Dividida em dois atos, com dois quadros, cada, o espetáculo é ambientado no cais da Ilha, acompanhando a história de Waldeci, seu filho Walcimar e seu neto Walciano. O texto, que começou a ser escrito pelo carioca Kiko Marques a partir de 2006, conta a história de três gerações de uma família moradora da Ilha Grande, no Rio de Janeiro, pelo ponto de vista do velho barco do local.
(Foto: Divulgação) |
Cerca de 25 artistas compõem o cast, sendo 12 atores e 2 músicos em cena, algo que aumenta a sensação de pertencimento àquela realidade. O cais é definido como um lugar de interseção entre o que é terrestre e o que é marítimo. Por ele é possível conquistar algo novo, seja bom ou ruim.
"Cais ou da Indiferença das Embarcações" venceu os prêmios Shell de melhor Autor, APCA de melhor Autor, Qualidade Brasil de Melhor Diretor e Aplauso Brasil de melhor autor a peça, sendo que estreou em São Paulo no ano de 2012 como “Obra Inédita” de incentivo a dramaturgia nacional, do Instituto Cultural Capobianco. Agora o espetáculo recebe apoio do Fomento ao Teatro do Estado de São Paulo e da Oficina Cultural Oswald de Andrade.
Confira a entrevista com o autor e diretor de "Cais":
Marcos Martins: De onde surgiu a ideia para escrever a peça?
Kiko Marques: Eu frequento a Ilha Grande (RJ) desde moleque. Meu pai era militar e fomos para lá quando eu tinha 9 anos de idade, em meados de 1973, de férias. Minha família inteira apaixonou-se pelo lugar e passamos a visitá-lo frequentemente, todos os verões, sem exceção. Notei a transformação da Ilha Grande e entendi o motivo: a chegada da energia elétrica com a TV impactou muito os hábitos dos moradores, como, por exemplo, as roupas, idênticas às de novelas. A distância me fez enxergar tudo isso.
Como foi o processo de construção dos personagens?
Todos os personagens têm um pé em alguma realidade. Nenhum deles é cópia fiel de uma história. Quando vou escrever, a dramaturgia fala mais alto. Inclusive, a história da Berenice é a mais próxima da realidade. Trata-se de uma amiga que morreu de câncer e no primeiro tratamento de texto ela ficou uma personagem ruim porque quis homenageá-la. Depois pensei: a homenagem que interessa é a dramaturgia. Transformei as memórias que tinha dela para o que era dramatúrgico. Sempre inicio tudo de realidades, memórias pessoais minhas e de atores, mas a dramaturgia fala mais alto.

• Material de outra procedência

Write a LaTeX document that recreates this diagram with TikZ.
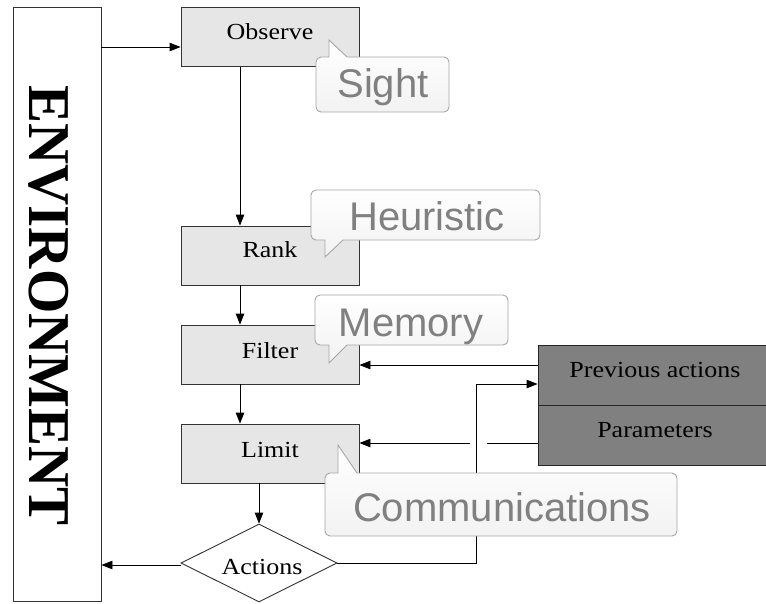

De que maneira você equilibrou os momentos mais dramáticos para deixar bem clara a sua mensagem?
A vida é essa mistura: comédia, drama... Um segundo após o outro. Construo um movimento orgânico de tranquilidade para o espectador e, de repente, ele é conduzido a um drama terrível. Tentei copiar um pouco a dialética e o contraste da vida. De alguma maneira, todos os personagens podem ser condenados pelos seus atos e o movimento é esse.

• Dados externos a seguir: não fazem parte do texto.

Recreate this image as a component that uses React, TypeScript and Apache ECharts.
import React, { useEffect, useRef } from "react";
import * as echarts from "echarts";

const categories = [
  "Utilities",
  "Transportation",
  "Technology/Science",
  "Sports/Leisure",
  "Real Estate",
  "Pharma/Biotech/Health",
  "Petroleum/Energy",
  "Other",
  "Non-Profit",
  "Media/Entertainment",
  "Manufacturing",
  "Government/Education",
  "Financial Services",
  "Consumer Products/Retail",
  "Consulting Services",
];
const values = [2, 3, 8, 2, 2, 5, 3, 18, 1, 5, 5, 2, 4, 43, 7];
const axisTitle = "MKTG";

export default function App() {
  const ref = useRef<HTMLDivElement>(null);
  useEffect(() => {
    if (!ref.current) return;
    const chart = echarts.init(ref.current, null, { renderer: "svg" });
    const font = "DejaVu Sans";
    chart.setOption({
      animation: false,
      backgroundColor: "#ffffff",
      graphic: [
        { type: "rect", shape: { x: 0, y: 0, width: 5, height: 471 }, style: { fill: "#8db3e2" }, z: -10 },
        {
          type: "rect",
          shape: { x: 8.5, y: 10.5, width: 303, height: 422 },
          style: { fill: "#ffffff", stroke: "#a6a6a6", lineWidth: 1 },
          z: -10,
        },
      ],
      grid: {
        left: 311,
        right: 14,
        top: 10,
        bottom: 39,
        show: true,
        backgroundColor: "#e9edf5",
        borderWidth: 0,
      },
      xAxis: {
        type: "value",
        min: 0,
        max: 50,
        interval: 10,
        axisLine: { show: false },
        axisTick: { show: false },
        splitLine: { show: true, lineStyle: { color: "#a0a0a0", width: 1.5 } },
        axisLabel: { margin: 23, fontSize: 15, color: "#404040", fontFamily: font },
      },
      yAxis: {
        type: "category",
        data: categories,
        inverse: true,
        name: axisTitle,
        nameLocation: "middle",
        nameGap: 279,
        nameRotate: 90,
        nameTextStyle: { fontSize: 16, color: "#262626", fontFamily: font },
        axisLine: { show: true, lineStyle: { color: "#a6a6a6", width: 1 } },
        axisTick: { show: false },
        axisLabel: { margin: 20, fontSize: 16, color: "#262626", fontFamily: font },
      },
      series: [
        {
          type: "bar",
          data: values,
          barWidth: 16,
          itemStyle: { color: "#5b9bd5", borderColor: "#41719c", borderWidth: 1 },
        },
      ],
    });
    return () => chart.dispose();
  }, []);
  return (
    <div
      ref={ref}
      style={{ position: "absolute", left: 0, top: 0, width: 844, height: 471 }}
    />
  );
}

Espetáculo muda de época ao longo das três horas de duração (Foto: Divulgação) |
A peça tem 180 minutos de duração. Como você observa esse contraponto, já que a maioria dos espetáculos têm, em média, 90 minutos?
Desde o início, mentalizei uma peça longa porque acho que o tempo em arte é relativo. Uma peça de 40 minutos na verdade dura 3 horas, e essa peça de 3 horas na verdade dura 40 minutos. “Cais” não seria a mesma coisa se tivesse o tempo reduzido. O teatro te possibilita viver. É uma arte que possibilita levar experiências e hoje em dia a maior prioridade das pessoas é obter informações, e não experiências. Pensava: “as pessoas devem ter saudade de um personagem”, isso durante uma peça.
Queria que o espectador realmente vivesse essa realidade e por isso o tempo é fundamental. Mas o tempo a mais não significa “encher linguiça”. São 70 anos de uma história e eu poderia contá-la rapidamente, mas ninguém viveria de fato. Apenas ouviriam a gente contar.
O que o público que ainda não veio ao teatro pode esperar de “Cais”?
Uma vivência, uma experiência artística. A arte tem a capacidade de dialogar, na sua essência, com a própria vida de cada um.